Ganta acknowledged the skill of the teams that they competed against, recalling a thought he had during the quarter-finals of the championship.
“I feel like I am watching international standard [cricket] when I am watching them play,” he said, referring to Ryerson University from Canada. “And we beat them.”
Next, the Bulls had to play Rutgers in the semi-finals, a match which they won.
At their fourth final in six years, it was time to face Auburn, whom they had defeated in the Southeast Regional Championship. The Bulls had thought this one through too.
“We know the mistakes of what we did last time, and it was the same team as last time,” Ganta said. The team practices once a week for almost four hours, where they focus on team bonding and avoiding those past mistakes.

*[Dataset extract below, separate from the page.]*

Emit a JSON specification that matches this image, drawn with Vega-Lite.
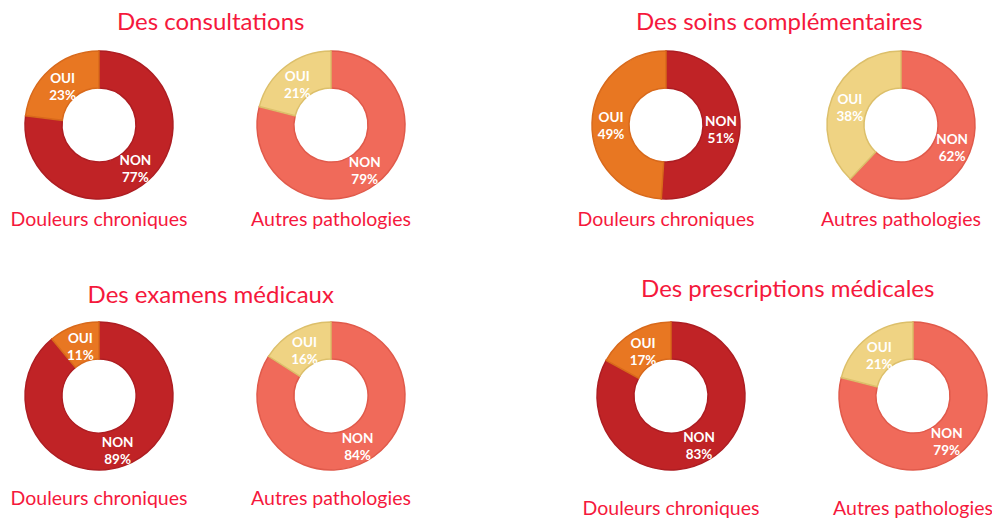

A USF Cricket batsman. Photo | USF Cricket.
Even with those high spirits and practiced moves, though, Vuppunutula and Ganta both felt speechless after the win.
“Cricket is a funny game,” USF bowler Rohit Dube said. “You cannot say anything until the last ball is bowled or last runs are scored. Fear and hope are the feelings that surround you.”
Ganta said he greatly appreciates many people who helped USF’s cricket club build toward a national championship, including past presidents of the club and club founder Hanumanthu, who acted as mentor to the team.
Laura Kneski is an intern for USF Communications and Marketing.